Copy all of the material exactly. Pictures are not to appear in the copy.

* * * * * * * * *

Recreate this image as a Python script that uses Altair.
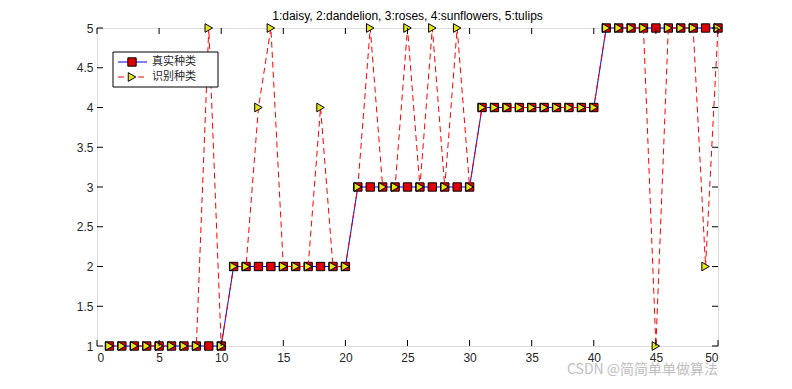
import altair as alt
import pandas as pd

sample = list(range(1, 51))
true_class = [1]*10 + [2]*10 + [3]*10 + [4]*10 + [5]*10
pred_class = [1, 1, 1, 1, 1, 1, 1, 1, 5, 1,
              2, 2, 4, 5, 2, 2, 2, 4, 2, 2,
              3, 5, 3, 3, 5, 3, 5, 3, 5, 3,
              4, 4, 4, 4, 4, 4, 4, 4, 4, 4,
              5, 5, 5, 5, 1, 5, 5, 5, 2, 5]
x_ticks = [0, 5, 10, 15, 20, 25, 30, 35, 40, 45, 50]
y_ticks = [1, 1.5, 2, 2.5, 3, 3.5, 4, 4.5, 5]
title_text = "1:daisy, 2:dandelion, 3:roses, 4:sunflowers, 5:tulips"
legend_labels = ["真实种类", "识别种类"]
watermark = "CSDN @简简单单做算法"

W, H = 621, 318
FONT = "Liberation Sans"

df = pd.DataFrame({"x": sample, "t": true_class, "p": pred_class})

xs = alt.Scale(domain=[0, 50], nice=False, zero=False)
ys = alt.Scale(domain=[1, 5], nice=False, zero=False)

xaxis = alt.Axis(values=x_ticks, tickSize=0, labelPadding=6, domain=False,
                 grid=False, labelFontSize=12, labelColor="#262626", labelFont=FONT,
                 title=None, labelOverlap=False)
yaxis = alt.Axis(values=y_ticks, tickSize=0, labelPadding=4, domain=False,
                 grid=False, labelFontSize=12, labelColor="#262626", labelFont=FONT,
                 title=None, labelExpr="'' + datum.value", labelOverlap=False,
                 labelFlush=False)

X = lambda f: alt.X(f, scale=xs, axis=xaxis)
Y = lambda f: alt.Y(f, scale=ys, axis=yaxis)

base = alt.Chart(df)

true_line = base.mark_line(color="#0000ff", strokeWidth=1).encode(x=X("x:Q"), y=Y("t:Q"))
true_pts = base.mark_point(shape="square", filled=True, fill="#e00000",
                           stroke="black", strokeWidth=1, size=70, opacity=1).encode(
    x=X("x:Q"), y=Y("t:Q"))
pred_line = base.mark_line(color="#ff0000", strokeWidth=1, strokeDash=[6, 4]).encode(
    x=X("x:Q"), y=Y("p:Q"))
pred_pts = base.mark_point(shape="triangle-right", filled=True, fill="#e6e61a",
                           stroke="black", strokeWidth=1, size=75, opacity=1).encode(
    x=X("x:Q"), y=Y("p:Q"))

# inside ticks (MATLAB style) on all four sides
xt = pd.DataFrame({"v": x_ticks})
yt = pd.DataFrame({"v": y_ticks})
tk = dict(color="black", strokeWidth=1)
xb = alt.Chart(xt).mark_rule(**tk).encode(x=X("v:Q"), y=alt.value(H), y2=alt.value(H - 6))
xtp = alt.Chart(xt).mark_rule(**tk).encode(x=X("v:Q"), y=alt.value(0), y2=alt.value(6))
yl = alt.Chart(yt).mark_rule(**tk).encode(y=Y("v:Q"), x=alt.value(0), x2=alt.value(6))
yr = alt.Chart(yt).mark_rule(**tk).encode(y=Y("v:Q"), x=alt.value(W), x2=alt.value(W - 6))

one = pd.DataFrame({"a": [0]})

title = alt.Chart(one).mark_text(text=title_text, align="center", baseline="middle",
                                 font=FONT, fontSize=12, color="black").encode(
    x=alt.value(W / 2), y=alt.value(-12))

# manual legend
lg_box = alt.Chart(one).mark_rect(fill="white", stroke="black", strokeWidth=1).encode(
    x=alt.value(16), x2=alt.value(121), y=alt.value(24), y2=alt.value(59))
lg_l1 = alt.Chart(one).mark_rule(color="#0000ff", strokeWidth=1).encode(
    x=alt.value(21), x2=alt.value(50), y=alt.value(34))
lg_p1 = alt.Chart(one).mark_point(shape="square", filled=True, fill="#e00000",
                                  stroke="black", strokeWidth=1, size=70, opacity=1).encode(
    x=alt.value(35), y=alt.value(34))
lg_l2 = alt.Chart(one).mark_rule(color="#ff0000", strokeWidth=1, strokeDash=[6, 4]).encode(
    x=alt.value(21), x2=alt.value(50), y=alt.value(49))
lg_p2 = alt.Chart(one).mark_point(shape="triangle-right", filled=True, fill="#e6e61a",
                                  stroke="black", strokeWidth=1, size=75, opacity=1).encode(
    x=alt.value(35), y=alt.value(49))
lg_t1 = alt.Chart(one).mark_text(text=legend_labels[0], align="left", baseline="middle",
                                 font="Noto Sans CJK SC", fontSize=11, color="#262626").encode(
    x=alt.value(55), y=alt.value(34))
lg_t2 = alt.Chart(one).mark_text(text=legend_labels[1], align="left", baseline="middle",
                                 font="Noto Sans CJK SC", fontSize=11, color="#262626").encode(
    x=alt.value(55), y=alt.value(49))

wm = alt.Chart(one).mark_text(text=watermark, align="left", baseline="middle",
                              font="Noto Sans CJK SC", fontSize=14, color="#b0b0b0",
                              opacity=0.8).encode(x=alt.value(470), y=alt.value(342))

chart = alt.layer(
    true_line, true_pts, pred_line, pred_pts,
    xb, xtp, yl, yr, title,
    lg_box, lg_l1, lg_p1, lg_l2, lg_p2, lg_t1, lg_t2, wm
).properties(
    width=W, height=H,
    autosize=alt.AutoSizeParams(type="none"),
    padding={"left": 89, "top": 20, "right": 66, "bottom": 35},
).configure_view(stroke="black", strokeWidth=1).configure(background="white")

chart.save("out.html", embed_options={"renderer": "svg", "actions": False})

* * * * * * * * *

» **PROBLEM SOLUTION**:
Recreate this image as a Python script that uses Altair.
import altair as alt
import pandas as pd

sample = list(range(1, 51))
true_class = [1]*10 + [2]*10 + [3]*10 + [4]*10 + [5]*10
pred_class = [1, 1, 1, 1, 1, 1, 1, 1, 5, 1,
              2, 2, 4, 5, 2, 2, 2, 4, 2, 2,
              3, 5, 3, 3, 5, 3, 5, 3, 5, 3,
              4, 4, 4, 4, 4, 4, 4, 4, 4, 4,
              5, 5, 5, 5, 1, 5, 5, 5, 2, 5]
x_ticks = [0, 5, 10, 15, 20, 25, 30, 35, 40, 45, 50]
y_ticks = [1, 1.5, 2, 2.5, 3, 3.5, 4, 4.5, 5]
title_text = "1:daisy, 2:dandelion, 3:roses, 4:sunflowers, 5:tulips"
legend_labels = ["真实种类", "识别种类"]
watermark = "CSDN @简简单单做算法"

W, H = 621, 318
FONT = "Liberation Sans"

df = pd.DataFrame({"x": sample, "t": true_class, "p": pred_class})

xs = alt.Scale(domain=[0, 50], nice=False, zero=False)
ys = alt.Scale(domain=[1, 5], nice=False, zero=False)

xaxis = alt.Axis(values=x_ticks, tickSize=0, labelPadding=6, domain=False,
                 grid=False, labelFontSize=12, labelColor="#262626", labelFont=FONT,
                 title=None, labelOverlap=False)
yaxis = alt.Axis(values=y_ticks, tickSize=0, labelPadding=4, domain=False,
                 grid=False, labelFontSize=12, labelColor="#262626", labelFont=FONT,
                 title=None, labelExpr="'' + datum.value", labelOverlap=False,
                 labelFlush=False)

X = lambda f: alt.X(f, scale=xs, axis=xaxis)
Y = lambda f: alt.Y(f, scale=ys, axis=yaxis)

base = alt.Chart(df)

true_line = base.mark_line(color="#0000ff", strokeWidth=1).encode(x=X("x:Q"), y=Y("t:Q"))
true_pts = base.mark_point(shape="square", filled=True, fill="#e00000",
                           stroke="black", strokeWidth=1, size=70, opacity=1).encode(
    x=X("x:Q"), y=Y("t:Q"))
pred_line = base.mark_line(color="#ff0000", strokeWidth=1, strokeDash=[6, 4]).encode(
    x=X("x:Q"), y=Y("p:Q"))
pred_pts = base.mark_point(shape="triangle-right", filled=True, fill="#e6e61a",
                           stroke="black", strokeWidth=1, size=75, opacity=1).encode(
    x=X("x:Q"), y=Y("p:Q"))

# inside ticks (MATLAB style) on all four sides
xt = pd.DataFrame({"v": x_ticks})
yt = pd.DataFrame({"v": y_ticks})
tk = dict(color="black", strokeWidth=1)
xb = alt.Chart(xt).mark_rule(**tk).encode(x=X("v:Q"), y=alt.value(H), y2=alt.value(H - 6))
xtp = alt.Chart(xt).mark_rule(**tk).encode(x=X("v:Q"), y=alt.value(0), y2=alt.value(6))
yl = alt.Chart(yt).mark_rule(**tk).encode(y=Y("v:Q"), x=alt.value(0), x2=alt.value(6))
yr = alt.Chart(yt).mark_rule(**tk).encode(y=Y("v:Q"), x=alt.value(W), x2=alt.value(W - 6))

one = pd.DataFrame({"a": [0]})

title = alt.Chart(one).mark_text(text=title_text, align="center", baseline="middle",
                                 font=FONT, fontSize=12, color="black").encode(
    x=alt.value(W / 2), y=alt.value(-12))

# manual legend
lg_box = alt.Chart(one).mark_rect(fill="white", stroke="black", strokeWidth=1).encode(
    x=alt.value(16), x2=alt.value(121), y=alt.value(24), y2=alt.value(59))
lg_l1 = alt.Chart(one).mark_rule(color="#0000ff", strokeWidth=1).encode(
    x=alt.value(21), x2=alt.value(50), y=alt.value(34))
lg_p1 = alt.Chart(one).mark_point(shape="square", filled=True, fill="#e00000",
                                  stroke="black", strokeWidth=1, size=70, opacity=1).encode(
    x=alt.value(35), y=alt.value(34))
lg_l2 = alt.Chart(one).mark_rule(color="#ff0000", strokeWidth=1, strokeDash=[6, 4]).encode(
    x=alt.value(21), x2=alt.value(50), y=alt.value(49))
lg_p2 = alt.Chart(one).mark_point(shape="triangle-right", filled=True, fill="#e6e61a",
                                  stroke="black", strokeWidth=1, size=75, opacity=1).encode(
    x=alt.value(35), y=alt.value(49))
lg_t1 = alt.Chart(one).mark_text(text=legend_labels[0], align="left", baseline="middle",
                                 font="Noto Sans CJK SC", fontSize=11, color="#262626").encode(
    x=alt.value(55), y=alt.value(34))
lg_t2 = alt.Chart(one).mark_text(text=legend_labels[1], align="left", baseline="middle",
                                 font="Noto Sans CJK SC", fontSize=11, color="#262626").encode(
    x=alt.value(55), y=alt.value(49))

wm = alt.Chart(one).mark_text(text=watermark, align="left", baseline="middle",
                              font="Noto Sans CJK SC", fontSize=14, color="#b0b0b0",
                              opacity=0.8).encode(x=alt.value(470), y=alt.value(342))

chart = alt.layer(
    true_line, true_pts, pred_line, pred_pts,
    xb, xtp, yl, yr, title,
    lg_box, lg_l1, lg_p1, lg_l2, lg_p2, lg_t1, lg_t2, wm
).properties(
    width=W, height=H,
    autosize=alt.AutoSizeParams(type="none"),
    padding={"left": 89, "top": 20, "right": 66, "bottom": 35},
).configure_view(stroke="black", strokeWidth=1).configure(background="white")

chart.save("out.html", embed_options={"renderer": "svg", "actions": False})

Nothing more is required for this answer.